▸ **Exercise data**
»»

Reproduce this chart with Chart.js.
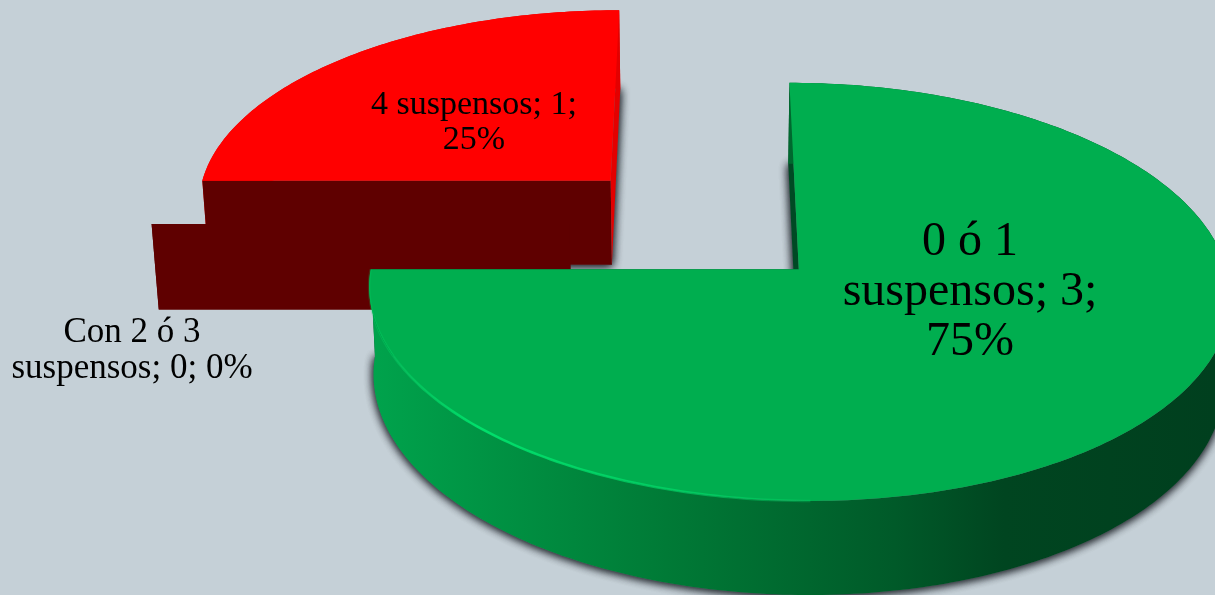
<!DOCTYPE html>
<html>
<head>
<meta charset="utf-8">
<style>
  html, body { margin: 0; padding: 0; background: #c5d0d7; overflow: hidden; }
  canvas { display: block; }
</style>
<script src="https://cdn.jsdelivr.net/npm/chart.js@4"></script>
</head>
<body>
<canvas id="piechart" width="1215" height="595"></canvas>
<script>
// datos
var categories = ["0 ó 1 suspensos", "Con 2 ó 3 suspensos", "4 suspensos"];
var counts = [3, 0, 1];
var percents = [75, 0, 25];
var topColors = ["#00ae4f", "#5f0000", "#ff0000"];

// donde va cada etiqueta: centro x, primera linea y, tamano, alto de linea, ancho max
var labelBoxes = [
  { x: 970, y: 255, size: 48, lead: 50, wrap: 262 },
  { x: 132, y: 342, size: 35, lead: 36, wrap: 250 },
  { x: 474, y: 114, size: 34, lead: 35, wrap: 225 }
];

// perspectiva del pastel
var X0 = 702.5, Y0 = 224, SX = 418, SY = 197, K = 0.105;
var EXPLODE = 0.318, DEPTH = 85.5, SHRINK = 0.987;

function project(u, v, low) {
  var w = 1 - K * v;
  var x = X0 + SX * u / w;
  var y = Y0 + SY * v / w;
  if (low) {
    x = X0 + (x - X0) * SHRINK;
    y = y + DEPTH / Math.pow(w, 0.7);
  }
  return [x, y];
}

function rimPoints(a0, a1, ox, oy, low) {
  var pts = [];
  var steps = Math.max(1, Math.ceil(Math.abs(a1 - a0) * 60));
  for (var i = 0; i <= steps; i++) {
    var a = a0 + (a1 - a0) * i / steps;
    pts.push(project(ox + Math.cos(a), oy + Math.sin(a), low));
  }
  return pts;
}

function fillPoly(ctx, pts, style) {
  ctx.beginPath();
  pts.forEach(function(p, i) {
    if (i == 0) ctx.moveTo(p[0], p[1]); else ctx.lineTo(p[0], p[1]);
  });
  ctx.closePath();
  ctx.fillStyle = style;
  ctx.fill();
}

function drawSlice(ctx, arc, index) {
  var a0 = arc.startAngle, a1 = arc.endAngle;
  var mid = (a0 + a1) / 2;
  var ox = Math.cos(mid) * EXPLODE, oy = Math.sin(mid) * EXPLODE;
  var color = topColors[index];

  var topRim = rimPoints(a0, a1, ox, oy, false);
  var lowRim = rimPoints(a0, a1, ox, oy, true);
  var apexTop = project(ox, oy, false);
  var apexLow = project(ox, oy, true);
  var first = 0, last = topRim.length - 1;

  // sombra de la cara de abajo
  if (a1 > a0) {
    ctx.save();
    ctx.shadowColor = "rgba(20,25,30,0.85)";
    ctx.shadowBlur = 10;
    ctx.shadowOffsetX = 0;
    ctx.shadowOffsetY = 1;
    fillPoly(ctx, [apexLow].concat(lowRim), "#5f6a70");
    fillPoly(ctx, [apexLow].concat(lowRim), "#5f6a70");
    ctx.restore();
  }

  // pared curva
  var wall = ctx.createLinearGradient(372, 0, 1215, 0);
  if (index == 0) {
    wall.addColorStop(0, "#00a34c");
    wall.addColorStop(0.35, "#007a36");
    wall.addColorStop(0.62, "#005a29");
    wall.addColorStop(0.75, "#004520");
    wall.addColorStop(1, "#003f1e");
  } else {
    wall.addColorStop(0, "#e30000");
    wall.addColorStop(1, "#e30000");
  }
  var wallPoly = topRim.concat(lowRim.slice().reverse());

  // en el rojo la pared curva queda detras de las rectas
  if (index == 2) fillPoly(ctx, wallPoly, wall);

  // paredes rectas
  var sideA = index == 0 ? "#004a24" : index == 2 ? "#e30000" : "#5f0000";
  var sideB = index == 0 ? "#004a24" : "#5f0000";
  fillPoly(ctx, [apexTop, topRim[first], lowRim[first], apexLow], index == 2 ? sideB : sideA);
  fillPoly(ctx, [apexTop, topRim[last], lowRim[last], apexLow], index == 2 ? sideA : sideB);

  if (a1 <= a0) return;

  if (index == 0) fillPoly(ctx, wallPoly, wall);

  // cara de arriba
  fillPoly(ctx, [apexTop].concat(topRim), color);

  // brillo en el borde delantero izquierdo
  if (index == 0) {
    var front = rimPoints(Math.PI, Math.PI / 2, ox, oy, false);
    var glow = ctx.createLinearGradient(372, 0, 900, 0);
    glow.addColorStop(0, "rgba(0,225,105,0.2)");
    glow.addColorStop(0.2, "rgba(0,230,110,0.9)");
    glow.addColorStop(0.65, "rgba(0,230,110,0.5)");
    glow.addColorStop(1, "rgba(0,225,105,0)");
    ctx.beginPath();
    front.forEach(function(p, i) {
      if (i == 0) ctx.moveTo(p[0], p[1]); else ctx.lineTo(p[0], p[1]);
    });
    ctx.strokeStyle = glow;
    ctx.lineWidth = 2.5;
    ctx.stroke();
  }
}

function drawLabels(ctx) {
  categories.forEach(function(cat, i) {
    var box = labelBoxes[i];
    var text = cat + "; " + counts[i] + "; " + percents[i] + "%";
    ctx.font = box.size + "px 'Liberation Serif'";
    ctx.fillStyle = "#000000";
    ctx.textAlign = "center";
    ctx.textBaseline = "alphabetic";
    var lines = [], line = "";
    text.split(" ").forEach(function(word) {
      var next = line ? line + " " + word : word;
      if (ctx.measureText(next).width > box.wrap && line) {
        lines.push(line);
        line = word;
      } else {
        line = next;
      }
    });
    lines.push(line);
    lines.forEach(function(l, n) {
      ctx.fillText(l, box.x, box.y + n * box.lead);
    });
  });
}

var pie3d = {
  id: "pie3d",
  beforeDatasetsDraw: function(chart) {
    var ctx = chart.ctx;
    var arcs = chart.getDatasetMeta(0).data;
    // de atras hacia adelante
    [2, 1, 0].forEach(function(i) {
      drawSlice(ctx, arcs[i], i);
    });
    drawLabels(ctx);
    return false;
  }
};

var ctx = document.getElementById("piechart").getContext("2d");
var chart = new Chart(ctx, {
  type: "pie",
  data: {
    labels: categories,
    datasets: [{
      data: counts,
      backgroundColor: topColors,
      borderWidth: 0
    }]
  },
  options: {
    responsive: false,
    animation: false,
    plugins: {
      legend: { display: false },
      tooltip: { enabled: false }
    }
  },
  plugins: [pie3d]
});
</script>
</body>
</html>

««
»»

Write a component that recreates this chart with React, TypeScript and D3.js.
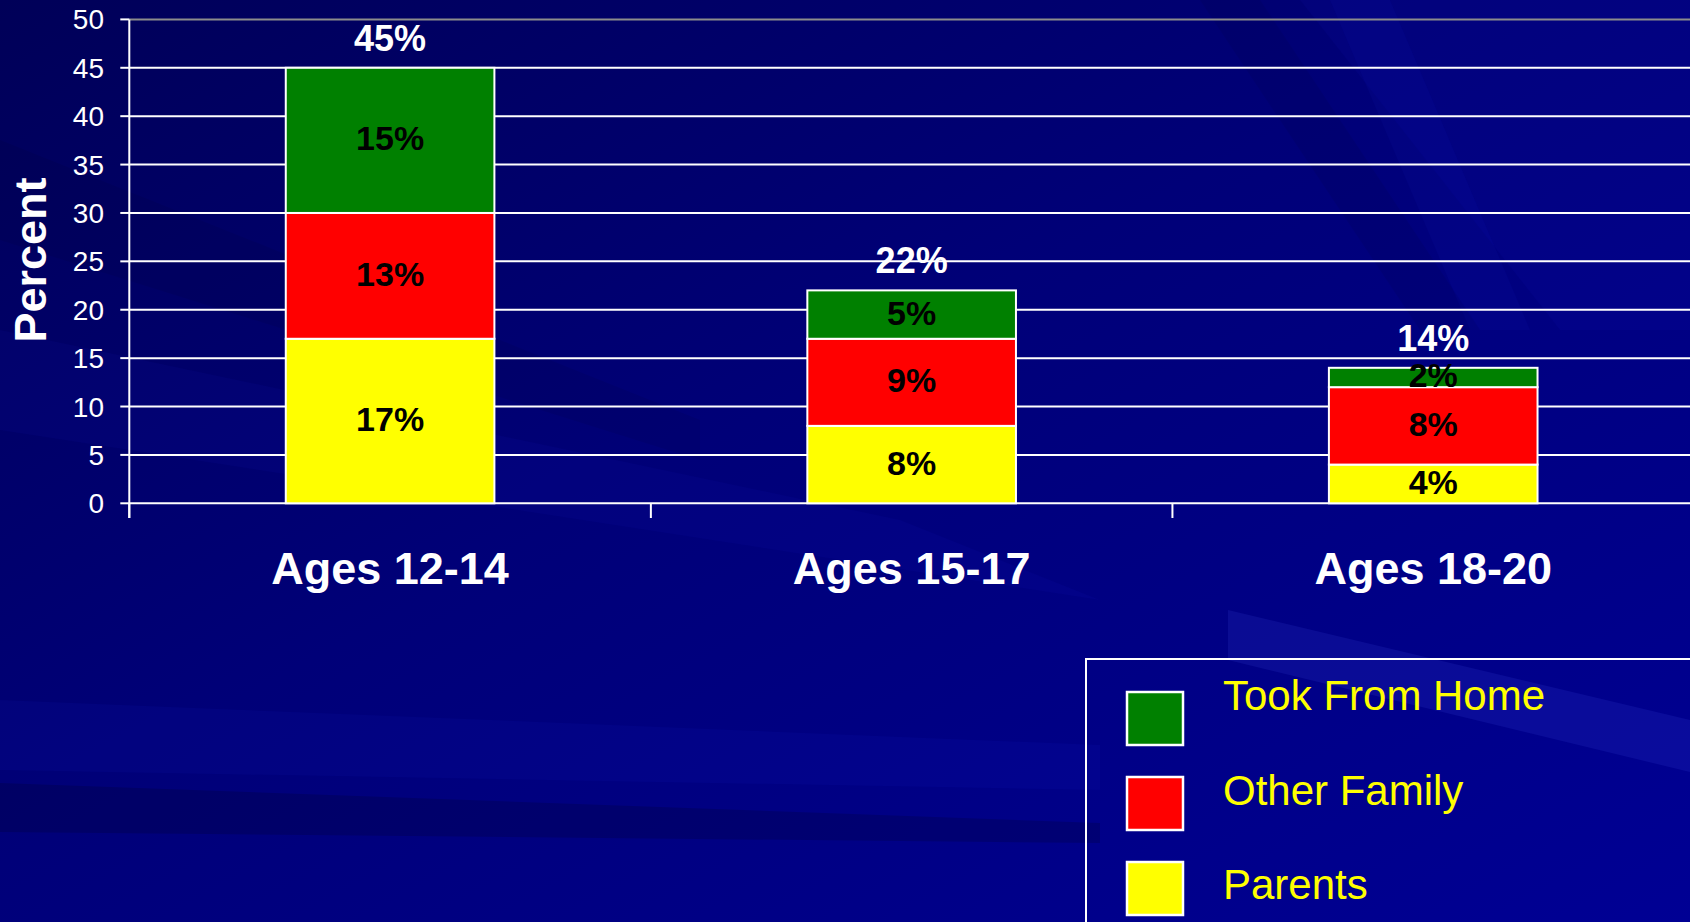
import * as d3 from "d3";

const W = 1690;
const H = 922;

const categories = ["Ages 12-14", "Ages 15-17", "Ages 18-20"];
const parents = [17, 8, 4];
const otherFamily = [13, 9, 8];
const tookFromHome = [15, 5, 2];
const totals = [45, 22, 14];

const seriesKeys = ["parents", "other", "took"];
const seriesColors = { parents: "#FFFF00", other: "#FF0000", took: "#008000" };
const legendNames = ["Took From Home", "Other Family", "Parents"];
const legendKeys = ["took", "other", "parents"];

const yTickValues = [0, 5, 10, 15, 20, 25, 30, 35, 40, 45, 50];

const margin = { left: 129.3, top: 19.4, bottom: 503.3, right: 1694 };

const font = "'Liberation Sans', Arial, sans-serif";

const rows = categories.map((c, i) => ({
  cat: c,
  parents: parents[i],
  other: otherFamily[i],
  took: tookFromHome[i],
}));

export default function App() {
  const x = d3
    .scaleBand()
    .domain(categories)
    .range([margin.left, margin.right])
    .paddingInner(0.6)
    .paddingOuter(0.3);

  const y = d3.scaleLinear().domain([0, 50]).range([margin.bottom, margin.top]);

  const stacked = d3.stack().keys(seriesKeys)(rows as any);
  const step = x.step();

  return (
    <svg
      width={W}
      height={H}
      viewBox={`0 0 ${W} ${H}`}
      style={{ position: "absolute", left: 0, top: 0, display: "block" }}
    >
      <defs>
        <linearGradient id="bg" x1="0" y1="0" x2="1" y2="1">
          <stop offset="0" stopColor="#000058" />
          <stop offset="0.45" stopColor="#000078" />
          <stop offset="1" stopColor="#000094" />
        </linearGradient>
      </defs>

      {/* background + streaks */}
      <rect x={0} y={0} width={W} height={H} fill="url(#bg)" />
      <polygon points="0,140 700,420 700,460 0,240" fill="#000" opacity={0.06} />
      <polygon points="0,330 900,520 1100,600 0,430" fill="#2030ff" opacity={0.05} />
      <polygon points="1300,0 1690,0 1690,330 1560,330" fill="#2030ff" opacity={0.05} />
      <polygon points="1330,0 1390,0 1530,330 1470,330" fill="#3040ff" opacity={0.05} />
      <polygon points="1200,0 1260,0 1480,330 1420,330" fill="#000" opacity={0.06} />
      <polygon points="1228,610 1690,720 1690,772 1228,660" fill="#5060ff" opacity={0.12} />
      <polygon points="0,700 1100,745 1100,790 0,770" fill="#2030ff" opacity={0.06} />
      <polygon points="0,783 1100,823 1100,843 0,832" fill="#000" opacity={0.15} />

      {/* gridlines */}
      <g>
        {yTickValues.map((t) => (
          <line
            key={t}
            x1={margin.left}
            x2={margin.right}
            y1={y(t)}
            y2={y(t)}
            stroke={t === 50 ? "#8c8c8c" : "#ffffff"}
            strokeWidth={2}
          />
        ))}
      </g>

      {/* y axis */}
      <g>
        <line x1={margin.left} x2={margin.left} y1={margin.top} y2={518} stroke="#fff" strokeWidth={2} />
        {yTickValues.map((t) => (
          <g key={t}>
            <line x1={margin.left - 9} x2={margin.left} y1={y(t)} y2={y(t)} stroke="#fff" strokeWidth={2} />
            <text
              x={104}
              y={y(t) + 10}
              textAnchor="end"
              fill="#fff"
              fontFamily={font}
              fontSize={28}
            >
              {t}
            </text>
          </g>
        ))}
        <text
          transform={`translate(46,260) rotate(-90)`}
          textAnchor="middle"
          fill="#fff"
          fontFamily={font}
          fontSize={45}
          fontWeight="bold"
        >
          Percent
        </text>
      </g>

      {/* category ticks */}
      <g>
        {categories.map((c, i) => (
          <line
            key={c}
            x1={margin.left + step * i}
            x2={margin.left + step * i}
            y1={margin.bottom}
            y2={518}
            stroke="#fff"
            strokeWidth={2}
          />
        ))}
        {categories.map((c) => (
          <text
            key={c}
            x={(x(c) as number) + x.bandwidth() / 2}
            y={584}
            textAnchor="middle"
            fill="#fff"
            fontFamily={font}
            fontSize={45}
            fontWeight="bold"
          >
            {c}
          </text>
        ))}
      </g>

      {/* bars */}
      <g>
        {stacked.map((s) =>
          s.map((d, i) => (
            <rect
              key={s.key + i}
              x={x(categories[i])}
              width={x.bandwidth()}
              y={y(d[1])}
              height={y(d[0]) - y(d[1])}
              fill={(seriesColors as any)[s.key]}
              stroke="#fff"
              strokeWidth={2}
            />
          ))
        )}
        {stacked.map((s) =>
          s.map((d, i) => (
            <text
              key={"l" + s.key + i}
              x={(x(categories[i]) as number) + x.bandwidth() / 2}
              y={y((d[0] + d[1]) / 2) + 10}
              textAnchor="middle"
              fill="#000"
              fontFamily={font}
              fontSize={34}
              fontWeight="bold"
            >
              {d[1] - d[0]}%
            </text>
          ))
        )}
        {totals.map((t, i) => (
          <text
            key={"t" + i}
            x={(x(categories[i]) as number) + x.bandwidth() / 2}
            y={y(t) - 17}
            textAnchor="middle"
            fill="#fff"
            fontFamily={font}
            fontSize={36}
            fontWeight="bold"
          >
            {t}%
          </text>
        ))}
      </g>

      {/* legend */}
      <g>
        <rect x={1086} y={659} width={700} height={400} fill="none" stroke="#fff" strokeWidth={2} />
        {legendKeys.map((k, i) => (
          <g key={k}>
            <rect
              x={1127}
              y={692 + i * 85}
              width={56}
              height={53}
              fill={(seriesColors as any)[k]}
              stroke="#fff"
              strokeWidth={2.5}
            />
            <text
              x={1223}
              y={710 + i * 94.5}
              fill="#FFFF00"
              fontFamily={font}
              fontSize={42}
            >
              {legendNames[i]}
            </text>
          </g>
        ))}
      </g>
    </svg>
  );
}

««
»»

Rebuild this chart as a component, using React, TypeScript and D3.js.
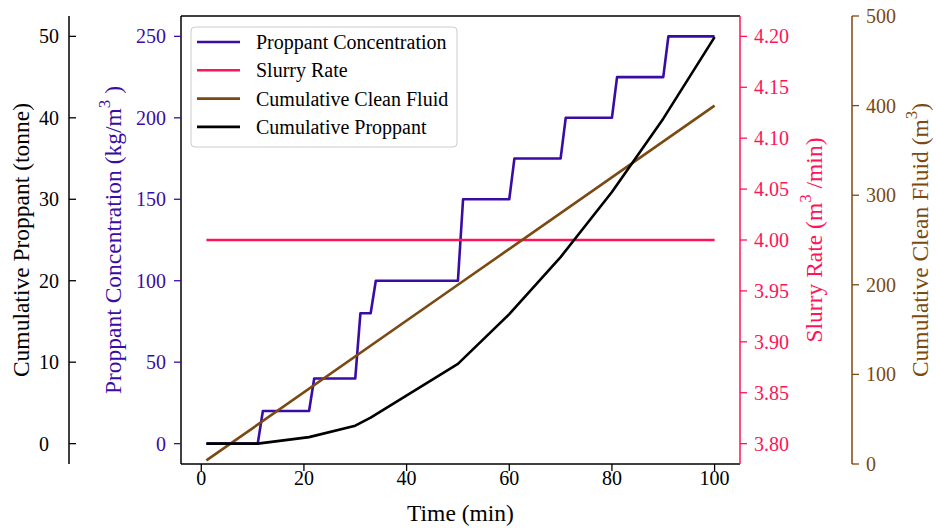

««

Give back exactly the lines from the one containing "Reproduce this chart with Chart.js." to the one containing "var color = topColors[index];", both included, and no pictures.

Reproduce this chart with Chart.js.
<!DOCTYPE html>
<html>
<head>
<meta charset="utf-8">
<style>
  html, body { margin: 0; padding: 0; background: #c5d0d7; overflow: hidden; }
  canvas { display: block; }
</style>
<script src="https://cdn.jsdelivr.net/npm/chart.js@4"></script>
</head>
<body>
<canvas id="piechart" width="1215" height="595"></canvas>
<script>
// datos
var categories = ["0 ó 1 suspensos", "Con 2 ó 3 suspensos", "4 suspensos"];
var counts = [3, 0, 1];
var percents = [75, 0, 25];
var topColors = ["#00ae4f", "#5f0000", "#ff0000"];

// donde va cada etiqueta: centro x, primera linea y, tamano, alto de linea, ancho max
var labelBoxes = [
  { x: 970, y: 255, size: 48, lead: 50, wrap: 262 },
  { x: 132, y: 342, size: 35, lead: 36, wrap: 250 },
  { x: 474, y: 114, size: 34, lead: 35, wrap: 225 }
];

// perspectiva del pastel
var X0 = 702.5, Y0 = 224, SX = 418, SY = 197, K = 0.105;
var EXPLODE = 0.318, DEPTH = 85.5, SHRINK = 0.987;

function project(u, v, low) {
  var w = 1 - K * v;
  var x = X0 + SX * u / w;
  var y = Y0 + SY * v / w;
  if (low) {
    x = X0 + (x - X0) * SHRINK;
    y = y + DEPTH / Math.pow(w, 0.7);
  }
  return [x, y];
}

function rimPoints(a0, a1, ox, oy, low) {
  var pts = [];
  var steps = Math.max(1, Math.ceil(Math.abs(a1 - a0) * 60));
  for (var i = 0; i <= steps; i++) {
    var a = a0 + (a1 - a0) * i / steps;
    pts.push(project(ox + Math.cos(a), oy + Math.sin(a), low));
  }
  return pts;
}

function fillPoly(ctx, pts, style) {
  ctx.beginPath();
  pts.forEach(function(p, i) {
    if (i == 0) ctx.moveTo(p[0], p[1]); else ctx.lineTo(p[0], p[1]);
  });
  ctx.closePath();
  ctx.fillStyle = style;
  ctx.fill();
}

function drawSlice(ctx, arc, index) {
  var a0 = arc.startAngle, a1 = arc.endAngle;
  var mid = (a0 + a1) / 2;
  var ox = Math.cos(mid) * EXPLODE, oy = Math.sin(mid) * EXPLODE;
  var color = topColors[index];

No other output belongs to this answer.